How to relieve painful breastfeeding
Many mothers experience pain while breastfeeding for one reason or another. Forsome, it can become so distressing that they decide to stop nursing all together. Experts recommend nursing your baby until they are at least one year old, so take some time to recognize the culprit of the discomfort and learn some of the tried-and-tested methods that can offer relief from breastfeeding pain.
Correct the latch on
The most common cause of pain while nursing is poor latching on.
When nursing, your baby should have the nipple and the entire areola in their mouth, with the nipple positioned deep towards the back of the palate, so that the nipple is not taking a lot of pressure while the baby is sucking. The baby’s lips need to be slightly curled to the outside, so that there is no air space in between the baby’s lips and the breast. The nose must stay free because your baby breathes through the nose during feeding. Position your baby for success by bringing them close to you, with their head slightly tilted backwards, to that their chin is very close to your breast. Squeeze your breast gently and direct the nipple towards the back of your baby’s mouth. Adjust the position until you reach a pain-free latch with your baby nursing in long, rhythmic gulps.
If you are having trouble achieving a good latch, talk to a lactation consultant and check whether your baby is tongue-tied, which is often a cause for latching issues.
Nurture sore and cracked nipples
If the baby has trouble latching on, they often end up sucking on the nipple itself, causing damage and making your nipples very sore. A good latch will help avoid this issue, but if the damage is already done, you can alleviate the pain by applying breast compresses that contain healing ingredients which will encourage recovery. Cold compresses can also help, at least temporarily, just remember not to put ice directly on your skin.
If your baby is hungry, they will suck more vigorously than usual, causing more damage to your already sore nipples. Watch for early signs of hunger and offer the less injured breast first – this way, by the time your baby is ready for the other breast, they won’t be sucking aggressively. Before nursing, express a few drops of milk to stimulate the letdown reflex and prevent your baby from chewing on the nipple in the attempt to get the milk.
If your nipples are too sore to nurse, express the milk to keep up your milk supply and prevent engorgement. Sometimes using a nipple shield may offer a solution to continue breastfeeding.

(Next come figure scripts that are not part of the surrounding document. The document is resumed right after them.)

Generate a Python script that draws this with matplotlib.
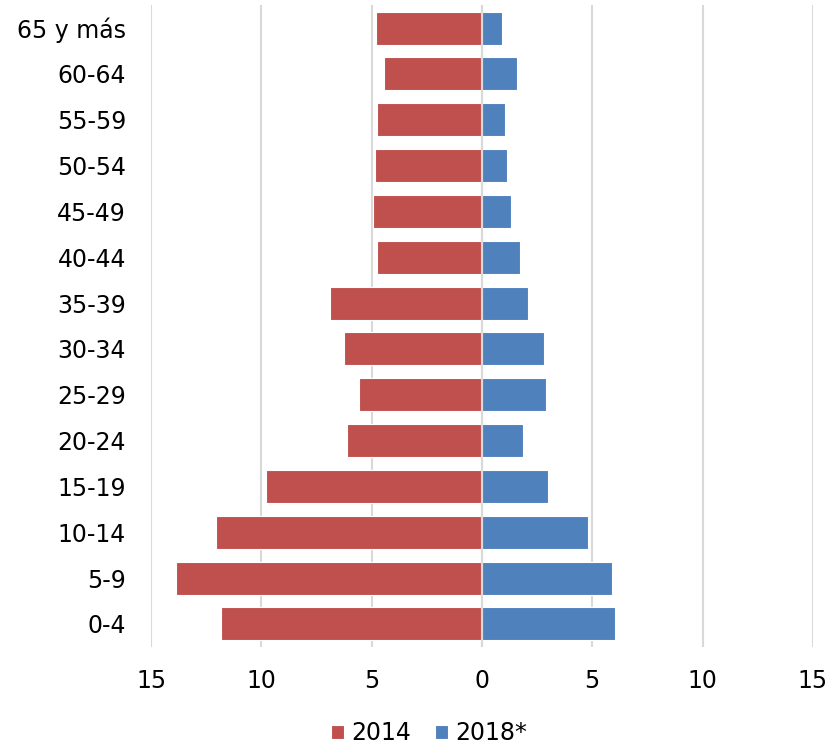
import numpy as np
import matplotlib.pyplot as plt

grupos = ["0-4", "5-9", "10-14", "15-19", "20-24", "25-29", "30-34",
          "35-39", "40-44", "45-49", "50-54", "55-59", "60-64", "65 y más"]
v2014 = [11.85, 13.85, 12.05, 9.8, 6.1, 5.55, 6.25, 6.9, 4.75, 4.95, 4.85, 4.75, 4.45, 4.8]
v2018 = [6.05, 5.9, 4.82, 3.0, 1.87, 2.9, 2.82, 2.1, 1.73, 1.32, 1.14, 1.05, 1.57, 0.92]
ticks = [-15, -10, -5, 0, 5, 10, 15]

fig = plt.figure(figsize=(8.33, 7.46), dpi=100)
ax = fig.add_axes([0.1813, 0.133, 0.7945, 0.86])

y = np.arange(len(grupos))
ax.barh(y, [-v for v in v2014], height=0.72, color="#C0504D", edgecolor="white",
        linewidth=0.8, label="2014", zorder=2)
ax.barh(y, v2018, height=0.72, color="#4F81BD", edgecolor="white",
        linewidth=0.8, label="2018*", zorder=2)

ax.set_xlim(-15, 15)
ax.set_ylim(-0.5, len(grupos) - 0.5)
ax.set_xticks(ticks)
ax.set_xticklabels([str(abs(t)) for t in ticks])
ax.set_yticks(y)
ax.set_yticklabels(grupos)
ax.xaxis.grid(True, color="#D9D9D9", linewidth=1.5, zorder=0)
ax.axvline(0, color="#D9D9D9", linewidth=1.5, zorder=3)
ax.set_axisbelow(True)
for s in ax.spines.values():
    s.set_visible(False)
ax.tick_params(axis="both", length=0, labelsize=17, colors="black")
ax.tick_params(axis="x", pad=16)
ax.tick_params(axis="y", pad=18)

ax.legend(loc="center", bbox_to_anchor=(0.42, -0.135), ncol=2, frameon=False,
          fontsize=17, handlelength=0.55, handleheight=0.55, handletextpad=0.3,
          columnspacing=1.0)

plt.savefig("out.png", dpi=100)
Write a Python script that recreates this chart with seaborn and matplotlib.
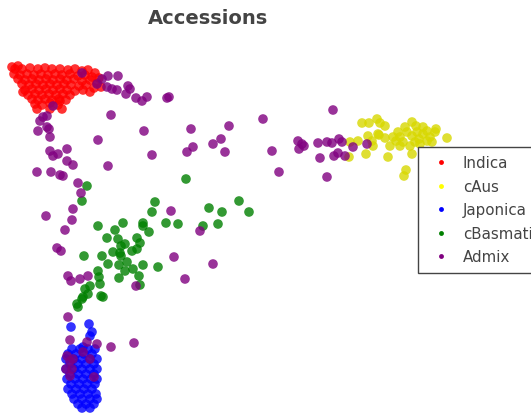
import numpy as np
import pandas as pd
import matplotlib
matplotlib.use("Agg")
import matplotlib.pyplot as plt
import seaborn as sns
from matplotlib.lines import Line2D

# --- Dati (coordinate) ---
gruppi = ['Indica', 'cAus', 'Japonica', 'cBasmati', 'Admix']
colori = ['#ff0000', '#d8d800', '#0000ff', '#008000', '#800080']
colori_legenda = ['#ff0000', '#ffff00', '#0000ff', '#008000', '#800080']

indica = [(12, 68), (18, 67), (15, 70), (22, 70), (30, 69), (38, 70), (45, 69), (52, 70), (60, 70),
          (68, 71), (75, 70), (82, 72), (88, 71), (95, 74),
          (14, 75), (20, 76), (27, 75), (34, 76), (41, 75), (48, 76), (55, 75), (62, 76), (70, 75),
          (78, 77), (85, 76), (92, 78), (99, 79),
          (18, 80), (25, 81), (32, 80), (39, 81), (46, 80), (53, 81), (60, 80), (67, 81), (74, 80),
          (82, 82), (90, 81), (97, 84), (101, 88),
          (22, 85), (29, 86), (36, 85), (43, 86), (50, 85), (57, 86), (64, 85), (71, 86), (79, 87),
          (86, 86), (94, 89),
          (25, 91), (32, 90), (39, 91), (46, 90), (53, 91), (60, 90), (67, 91), (75, 92), (83, 91), (90, 93),
          (28, 96), (35, 95), (42, 96), (49, 95), (56, 96), (63, 95), (70, 96),
          (32, 100), (38, 101), (45, 100), (52, 101), (59, 100), (66, 101),
          (35, 105), (42, 106), (50, 104), (58, 106), (23, 93),
          (37, 110), (50, 110), (62, 110), (60, 102)]

caus = [(362, 124), (369, 124), (377, 120), (380, 124), (385, 127), (412, 123), (416, 127), (423, 128),
        (368, 137), (372, 142), (379, 136), (385, 139), (358, 142), (350, 143), (373, 147), (390, 147),
        (400, 147), (410, 147), (366, 155), (349, 158), (388, 158), (412, 155), (406, 171), (404, 177),
        (398, 133), (400, 138), (407, 133), (412, 137), (417, 133), (423, 135), (427, 132), (430, 138),
        (435, 133), (447, 139), (396, 142), (403, 143), (419, 140), (427, 142), (432, 143), (415, 143),
        (378, 135), (436, 130), (405, 128), (420, 145), (393, 138)]

japonica = [(89, 325), (71, 328), (92, 333), (90, 337), (83, 348),
            (72, 350), (80, 350), (88, 350), (95, 350),
            (68, 355), (76, 355), (84, 355), (92, 355),
            (66, 360), (74, 360), (82, 360), (90, 360), (97, 360),
            (70, 365), (78, 365), (86, 365), (94, 365),
            (66, 370), (74, 370), (82, 370), (90, 370), (97, 370),
            (70, 375), (78, 375), (86, 375), (94, 375),
            (67, 380), (75, 380), (83, 380), (91, 380), (97, 380),
            (71, 385), (79, 385), (87, 385), (95, 385),
            (68, 390), (76, 390), (84, 390), (92, 390),
            (72, 395), (80, 395), (88, 395), (96, 395),
            (74, 400), (82, 400), (90, 400), (97, 400),
            (78, 405), (86, 405), (94, 405),
            (82, 409), (90, 409)]

cbasmati = [(186, 180), (87, 187), (82, 202), (155, 203), (152, 213), (239, 202), (209, 209), (222, 213),
            (249, 213), (98, 227), (123, 224), (143, 224), (143, 227), (149, 233), (115, 231), (166, 224),
            (178, 225), (218, 225), (203, 227), (107, 239), (118, 240), (125, 245), (137, 239), (140, 244),
            (137, 250), (132, 252), (121, 247), (120, 254), (113, 253), (84, 257), (102, 257), (121, 257),
            (127, 263), (119, 266), (108, 265), (143, 266), (158, 268), (98, 272), (133, 270), (125, 272),
            (139, 277), (99, 278), (119, 279), (100, 285), (90, 287), (85, 290), (88, 295), (140, 286),
            (83, 298), (101, 297), (103, 298), (77, 305), (78, 308), (82, 300)]

admix = [(82, 74), (97, 85), (102, 80), (108, 77), (118, 77), (107, 88), (112, 90), (117, 91), (128, 87),
         (130, 90), (126, 95), (136, 99), (142, 102), (147, 98), (169, 98), (167, 99),
         (53, 107), (43, 118), (47, 117), (40, 122), (47, 128), (49, 130), (38, 132), (50, 138),
         (50, 152), (53, 157), (58, 155), (67, 150), (67, 162), (73, 166), (37, 173), (51, 173),
         (60, 176), (63, 177), (78, 184), (81, 194), (73, 210), (72, 221), (46, 217), (65, 231),
         (57, 249), (61, 252), (68, 277), (71, 282), (80, 280), (88, 277), (68, 318),
         (111, 116), (144, 132), (98, 141), (191, 130), (229, 127), (263, 120), (221, 140), (213, 145),
         (193, 148), (187, 153), (225, 153), (272, 152), (279, 173), (152, 156), (108, 167),
         (171, 212), (200, 232), (174, 258), (213, 265), (185, 280), (136, 287),
         (333, 111), (298, 142), (302, 145), (299, 150), (304, 147), (318, 144), (327, 143), (332, 144),
         (339, 140), (342, 143), (353, 148), (367, 145), (320, 159), (334, 157), (338, 154), (345, 157),
         (327, 178),
         (70, 341), (97, 345), (111, 348), (134, 344), (87, 343), (83, 353), (67, 357), (70, 362),
         (73, 360), (66, 370), (72, 370), (90, 360), (94, 378), (70, 377)]

punti = [indica, caus, japonica, cbasmati, admix]
righe = []
for g, lista in zip(gruppi, punti):
    for x, y in lista:
        righe.append({'x': x, 'y': y, 'gruppo': g})
df = pd.DataFrame(righe)

# --- Figura ---
sns.set_style('white')
fig = plt.figure(figsize=(5.31, 4.14), dpi=100)
ax = fig.add_axes([0, 0, 1, 1])
sns.scatterplot(data=df, x='x', y='y', hue='gruppo', hue_order=gruppi,
                palette=dict(zip(gruppi, colori)), s=48, alpha=0.8,
                edgecolor='none', legend=False, ax=ax)
ax.set_xlim(0, 531)
ax.set_ylim(414, 0)
ax.axis('off')

fig.text(208 / 531, 1 - 18 / 414, 'Accessions', ha='center', va='center',
         fontsize=14, fontweight='bold', color='#444444')

# legenda (tagliata a destra come nell'originale)
handles = [Line2D([], [], marker='o', linestyle='none', markersize=3.5,
                  markerfacecolor=c, markeredgecolor='none') for c in colori_legenda]
leg = ax.legend(handles, gruppi, loc='upper left',
                bbox_to_anchor=(418 / 531, 1 - 148 / 414), bbox_transform=fig.transFigure,
                fontsize=10.8, frameon=True, fancybox=False, framealpha=1,
                edgecolor='#444444', handlelength=1.97, handletextpad=0.48,
                labelspacing=0.57, borderpad=0.55, borderaxespad=0)
leg.get_frame().set_linewidth(1)
for t in leg.get_texts():
    t.set_color('#444444')

fig.savefig('out.png', dpi=100)
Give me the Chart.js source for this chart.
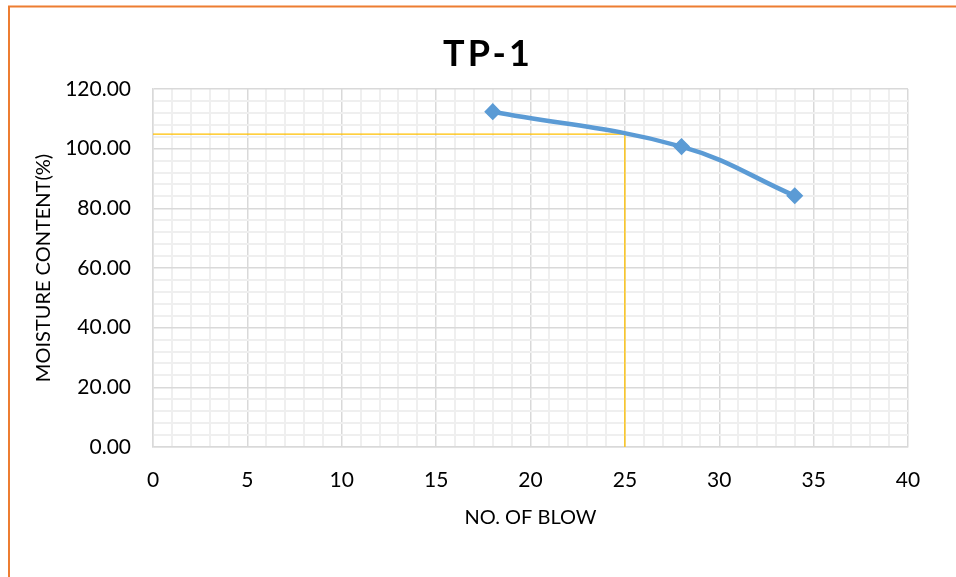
<!DOCTYPE html>
<html>
<head>
<meta charset="utf-8">
<script src="https://cdn.jsdelivr.net/npm/chart.js@4"></script>
<style>
  html, body { margin: 0; padding: 0; background: #fff; }
  canvas { display: block; }
</style>
</head>
<body>
<canvas id="chart" width="956" height="577"></canvas>
<script>
// Liquid limit test, sample TP-1
const blows = [18, 28, 34];
const moisture = [112.4, 100.7, 84.2];
const limitBlows = 25;
const liquidLimit = 104.9;
const chartTitle = 'TP-1';
const xTitle = 'NO. OF BLOW';
const yTitle = 'MOISTURE CONTENT(%)';

const FONT = 'Lato, "Open Sans", sans-serif';

const points = blows.map((b, i) => ({ x: b, y: moisture[i] }));
const limitGuide = [
  { x: 0, y: liquidLimit },
  { x: limitBlows, y: liquidLimit },
  { x: limitBlows, y: 0 }
];

// Orange frame and spaced-out heading
const framePlugin = {
  id: 'frame',
  beforeDraw(chart) {
    const ctx = chart.ctx;
    ctx.save();
    ctx.fillStyle = '#fff';
    ctx.fillRect(0, 0, chart.width, chart.height);
    ctx.strokeStyle = '#ED7D31';
    ctx.lineWidth = 2;
    ctx.beginPath();
    ctx.moveTo(9, chart.height + 2);
    ctx.lineTo(9, 6.5);
    ctx.lineTo(chart.width + 2, 6.5);
    ctx.stroke();
    ctx.restore();
  },
  afterDraw(chart) {
    const ctx = chart.ctx;
    ctx.save();
    ctx.font = 'bold 36px ' + FONT;
    ctx.fillStyle = '#000';
    ctx.textAlign = 'center';
    ctx.textBaseline = 'middle';
    if ('letterSpacing' in ctx) ctx.letterSpacing = '3px';
    ctx.fillText(chartTitle, 488, 54);
    ctx.restore();
  }
};

const isMajor = (ctx, every) => ctx.tick && Math.round(ctx.tick.value) % every === 0;
const gridColor = (ctx, every) => (isMajor(ctx, every) ? '#D9D9D9' : '#EFEFEF');
const gridWidth = (ctx, every) => (isMajor(ctx, every) ? 1.5 : 2);

new Chart(document.getElementById('chart'), {
  type: 'scatter',
  data: {
    datasets: [
      {
        data: limitGuide,
        showLine: true,
        borderColor: '#FFC000',
        borderWidth: 1.3,
        pointRadius: 0,
        tension: 0,
        order: 2
      },
      {
        data: points,
        showLine: true,
        borderColor: '#5B9BD5',
        backgroundColor: '#5B9BD5',
        borderWidth: 4.5,
        tension: 0.4,
        pointStyle: 'rectRot',
        pointRadius: 7.5,
        pointBorderWidth: 1.5,
        pointBorderColor: '#5B9BD5',
        pointBackgroundColor: '#5B9BD5',
        order: 1
      }
    ]
  },
  options: {
    responsive: false,
    animation: false,
    devicePixelRatio: 1,
    layout: { padding: { top: 89, right: 48, left: 0, bottom: 0 } },
    plugins: {
      legend: { display: false },
      tooltip: { enabled: false },
      title: { display: false }
    },
    scales: {
      x: {
        type: 'linear',
        min: 0,
        max: 40,
        afterFit(scale) { scale.height = 130; },
        ticks: {
          stepSize: 1,
          autoSkip: false,
          maxRotation: 0,
          padding: 21,
          color: '#000',
          font: { family: FONT, size: 21 },
          callback: v => (v % 5 === 0 ? String(v) : '')
        },
        grid: {
          color: ctx => gridColor(ctx, 5),
          lineWidth: ctx => gridWidth(ctx, 5),
          drawTicks: false
        },
        border: { color: '#D9D9D9', width: 1.5 },
        title: {
          display: true,
          text: xTitle,
          color: '#000',
          font: { family: FONT, size: 20 },
          padding: { top: 0, bottom: 47 }
        }
      },
      y: {
        type: 'linear',
        min: 0,
        max: 120,
        afterFit(scale) { scale.width = 153; },
        ticks: {
          stepSize: 4,
          autoSkip: false,
          padding: 22,
          color: '#000',
          font: { family: FONT, size: 21 },
          callback: v => (v % 20 === 0 ? v.toFixed(2) : '')
        },
        grid: {
          color: ctx => gridColor(ctx, 20),
          lineWidth: ctx => gridWidth(ctx, 20),
          drawTicks: false
        },
        border: { color: '#D9D9D9', width: 1.5 },
        title: {
          display: true,
          text: yTitle,
          color: '#000',
          font: { family: FONT, size: 20 },
          padding: { top: 32, bottom: 0 }
        }
      }
    }
  },
  plugins: [framePlugin]
});
</script>
</body>
</html>
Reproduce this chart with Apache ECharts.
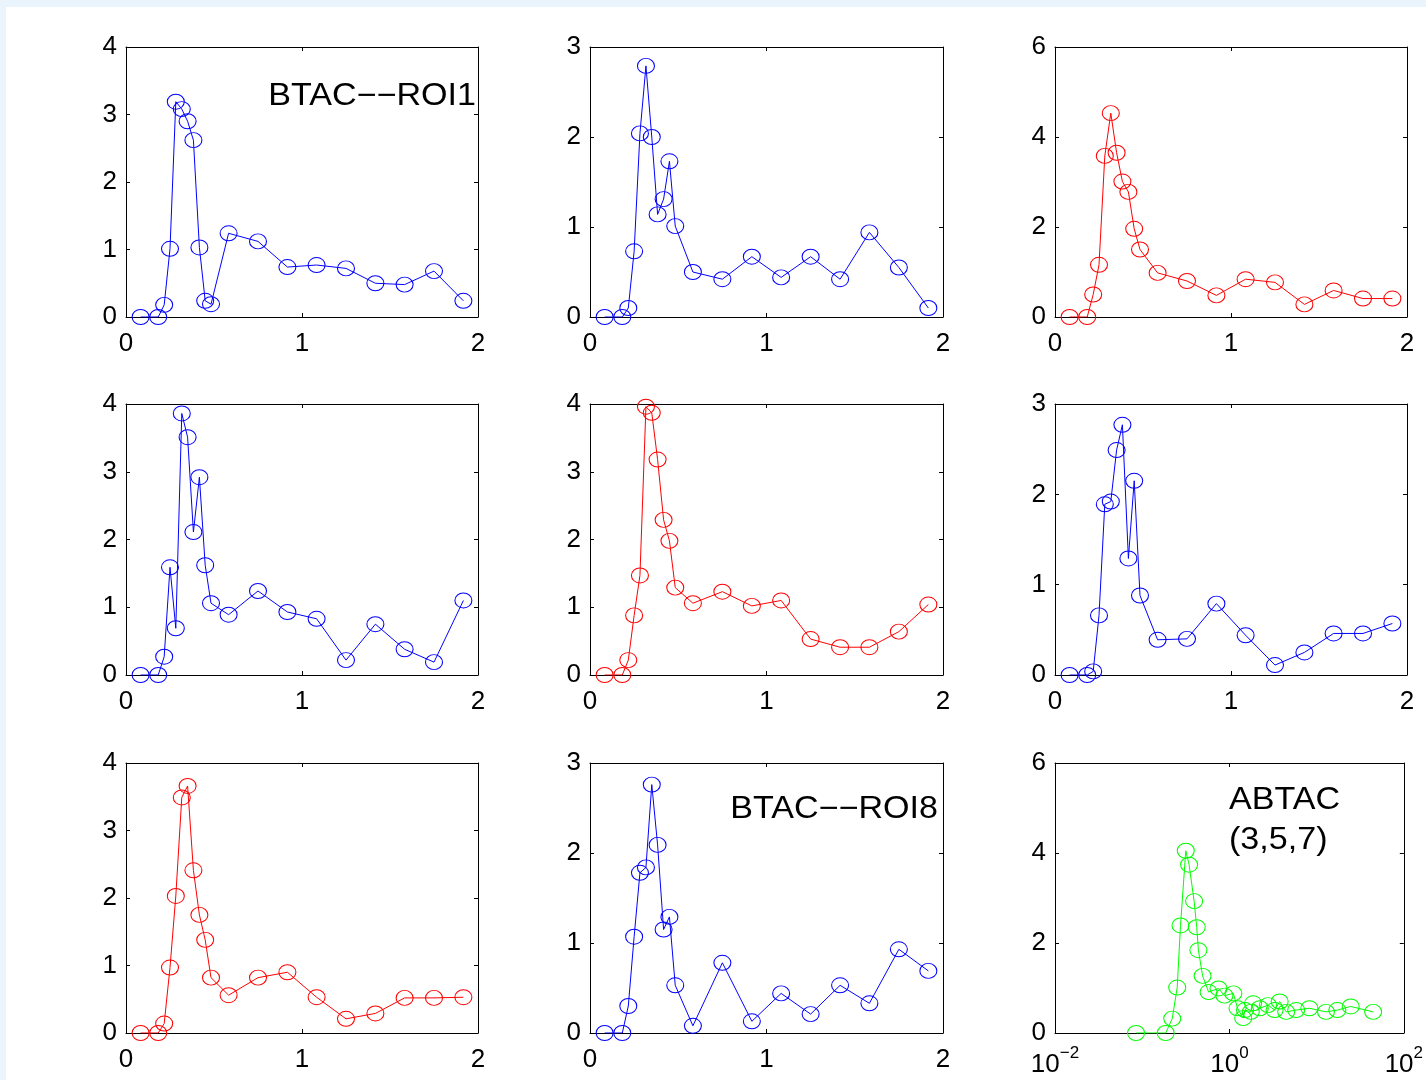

Sore nipples can also be caused by other factors, such as yeast or bacterial infection or skin conditions such as eczema or psoriasis. In case of an infection, you should consult your physician who can prescribe you with appropriate medication. Skin on the nipples and breasts can also be irritated by aggressive ingredients in cosmetic and hygiene products, or as a result of allergies to a new product you’ve started using recently. Try to identify and avoid the culprit – the most common irritants include shower gels and bubble baths which can dry the skin of the nipple too much. Rinse your breasts with warm water and avoid using products like these on your breasts.
Take care of your nipples by expressing a few drops of milk after feeding and spreading it all over the nipples – milk has a soothing and protective effect on the skin. You can also try a nipple balm which will nourish the skin and protect the nipples from cracking.
Another common culprit of pain during nursing is engorgement or milk build-up in your breasts. Avoid skipping feeding sessions and if you must (i.e. If you are working or you’re away from home), express the milk following the usual feeding intervals. Warm compresses and massage can also help with milk flow and reduce some of the pressure.